### Exercise task
Tally up the lines carrying the string "this" and respond with only the resulting number.

### Task input

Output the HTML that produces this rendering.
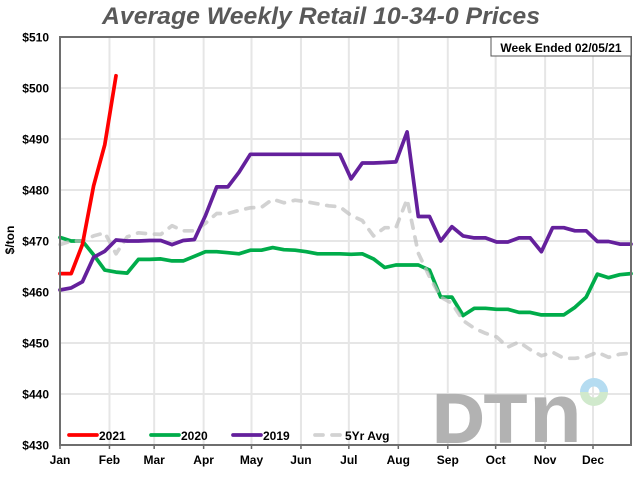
<!DOCTYPE html>
<html lang="en">
<head>
<meta charset="utf-8">
<title>Average Weekly Retail 10-34-0 Prices</title>
<style>
  html, body { margin: 0; padding: 0; background: #fff; }
  svg { display: block; }
  text { font-family: "Liberation Sans", Arial, sans-serif; }
</style>
</head>
<body>
<svg id="chart" xmlns="http://www.w3.org/2000/svg" width="640" height="480" viewBox="0 0 640 480">
  <rect width="640" height="480" fill="#ffffff"/>
  <text x="321" y="24" text-anchor="middle" font-size="24.5" font-weight="bold" font-style="italic" fill="#595959" textLength="438" lengthAdjust="spacingAndGlyphs">Average Weekly Retail 10-34-0 Prices</text>
  <g id="grid"></g>
  <g>
    <text x="433" y="442" font-size="69" font-weight="bold" fill="#b2b2b2" stroke="#b2b2b2" stroke-width="2" textLength="51" lengthAdjust="spacingAndGlyphs">D</text>
    <text x="484" y="442" font-size="69" font-weight="bold" fill="#b2b2b2" stroke="#b2b2b2" stroke-width="1" textLength="43" lengthAdjust="spacingAndGlyphs">T</text>
    <text x="529" y="442" font-size="84" font-weight="bold" fill="#b2b2b2" textLength="53" lengthAdjust="spacingAndGlyphs">n</text>
    <path d="M580 392 A14 14 0 0 1 608 392 L599.5 392 A5.5 5.5 0 0 0 588.5 392 Z" fill="#b5dcf1"/>
    <path d="M580 392 A14 14 0 0 0 608 392 L599.5 392 A5.5 5.5 0 0 1 588.5 392 Z" fill="#d0e9cc"/>
  </g>
  <g id="series"></g>
  <g id="axes"></g>
  <g id="legend"></g>
  <g>
    <rect x="491" y="37" width="140" height="19" fill="#ffffff" stroke="#555555" stroke-width="1"/>
    <text x="561" y="52" text-anchor="middle" font-size="12" font-weight="bold" fill="#000000">Week Ended 02/05/21</text>
  </g>
  <text transform="translate(14 240) rotate(-90)" text-anchor="middle" font-size="12" font-weight="bold" fill="#000000">$/ton</text>
</svg>
<script>
var monthLabels = ["Jan","Feb","Mar","Apr","May","Jun","Jul","Aug","Sep","Oct","Nov","Dec"];
var monthStartDays = [0,31,59,90,120,151,181,212,243,273,304,334];
var priceTicks = [430,440,450,460,470,480,490,500,510];

var prices2021 = [463.6,463.6,469.3,480.8,488.9,502.4];
var prices2020 = [470.7,470,470,467.3,464.3,463.9,463.7,466.4,466.4,466.5,466.1,466.1,467,467.9,467.9,467.7,467.5,468.2,468.2,468.7,468.3,468.2,467.9,467.5,467.5,467.5,467.4,467.5,466.5,464.8,465.3,465.3,465.3,464.3,459,459,455.4,456.8,456.8,456.6,456.6,456,456,455.5,455.5,455.5,457,459,463.5,462.8,463.4,463.6];
var prices2019 = [460.4,460.8,462,466.8,468,470.2,470,470,470.1,470.1,469.3,470.1,470.3,475,480.6,480.6,483.5,487,487,487,487,487,487,487,487,487,482.2,485.3,485.3,485.4,485.5,491.4,474.8,474.8,470,472.8,471,470.6,470.6,469.8,469.8,470.6,470.6,467.9,472.6,472.6,472,472,469.9,469.9,469.4,469.4];
var prices5Yr = [469.3,470,470,471,471.6,467.5,470.8,471.6,471.4,471.3,473,472,472,473.5,475.4,475.4,476,476.5,476.6,478.2,477.5,478,477.7,477.3,476.9,476.7,475,474,471,472.6,472.6,478.2,467.6,463,459,457.8,454.4,452.9,451.9,451.2,449.2,450.2,448.7,447.5,448.2,447,447,447.3,448.2,447.2,447.8,448];

var legendLabels = ["2021","2020","2019","5Yr Avg"];

var NS = "http://www.w3.org/2000/svg";
var plotLeft = 60, plotRight = 631, plotTop = 37, plotBottom = 445;
var weeksInYear = 52;

function xWeek(i) { return plotLeft + i * (plotRight - plotLeft) / (weeksInYear - 1); }
function xDay(d) { return plotLeft + d * 533 / 334; }
function yPrice(v) {
  var lo = priceTicks[0], hi = priceTicks[priceTicks.length - 1];
  return plotBottom - (v - lo) * (plotBottom - plotTop) / (hi - lo);
}
function make(tag, attrs, parent, txt) {
  var el = document.createElementNS(NS, tag);
  for (var k in attrs) el.setAttribute(k, attrs[k]);
  if (txt !== undefined) el.textContent = txt;
  parent.appendChild(el);
  return el;
}

var grid = document.getElementById("grid");
var axes = document.getElementById("axes");
var seriesGroup = document.getElementById("series");
var legend = document.getElementById("legend");

priceTicks.forEach(function (v) {
  var y = yPrice(v);
  var line = make("line", {x1: plotLeft, x2: plotRight, y1: y, y2: y, stroke: "#e6e6e6", "stroke-width": 2}, grid);
  
  
  var label = make("text", {x: 49, y: y + 4.5, "text-anchor": "end", "font-size": 12, "font-weight": "bold", fill: "#000"}, axes, "$" + v);
  
  
});

monthLabels.forEach(function (m, i) {
  var x = xDay(monthStartDays[i]);
  if (i > 0) {
    var line = make("line", {x1: x, x2: x, y1: plotTop, y2: plotBottom, stroke: "#e6e6e6", "stroke-width": 2}, grid);
    
    
  }
  var tick = make("line", {x1: x, x2: x, y1: plotBottom, y2: plotBottom + 4, stroke: "#666", "stroke-width": 1.5}, axes);
  
  
  var label = make("text", {x: x, y: 464, "text-anchor": "middle", "font-size": 12, "font-weight": "bold", fill: "#000"}, axes, m);
  
  
});

function drawSeries(values, color, dash, width, opacity, name) {
  var pts = values.map(function (v, i) { return xWeek(i).toFixed(1) + "," + yPrice(v).toFixed(1); }).join(" ");
  var line = make("polyline", {points: pts, fill: "none", stroke: color, "stroke-width": width, "stroke-opacity": opacity, "stroke-linejoin": "round", "stroke-linecap": "round"}, seriesGroup);
  if (dash) line.setAttribute("stroke-dasharray", dash);
  
  
}
drawSeries(prices2020, "#00ac4a", null, 3.7, 1, "line-2020");
drawSeries(prices5Yr, "#bfbfbf", "8 9", 3.7, 0.7, "line-5yr-avg");
drawSeries(prices2019, "#64209c", null, 3.7, 1, "line-2019");
drawSeries(prices2021, "#ff0000", null, 3.7, 1, "line-2021");

var spine = make("path", {d: "M" + plotLeft + " " + plotBottom + " V" + plotTop + " H" + plotRight + " V" + plotBottom + " Z", fill: "none", stroke: "#6e6e6e", "stroke-width": 2}, axes);



var legendColors = ["#ff0000","#00ac4a","#64209c","#d2d2d2"];
legendLabels.forEach(function (t, i) {
  var x0 = 69 + i * 82;
  var sample = make("line", {x1: x0, x2: x0 + 28, y1: 435, y2: 435, stroke: legendColors[i], "stroke-width": 3.7, "stroke-linecap": "round"}, legend);
  if (i === 3) sample.setAttribute("stroke-dasharray", "8 9");
  
  
  var label = make("text", {x: x0 + 30, y: 440, "font-size": 12, "font-weight": "bold", fill: "#000"}, legend, t);
  
  
});
</script>
</body>
</html>
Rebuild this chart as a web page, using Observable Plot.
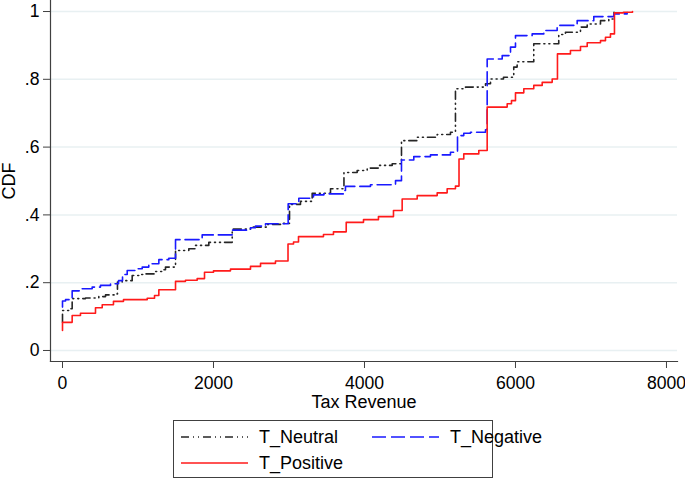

### The answer
2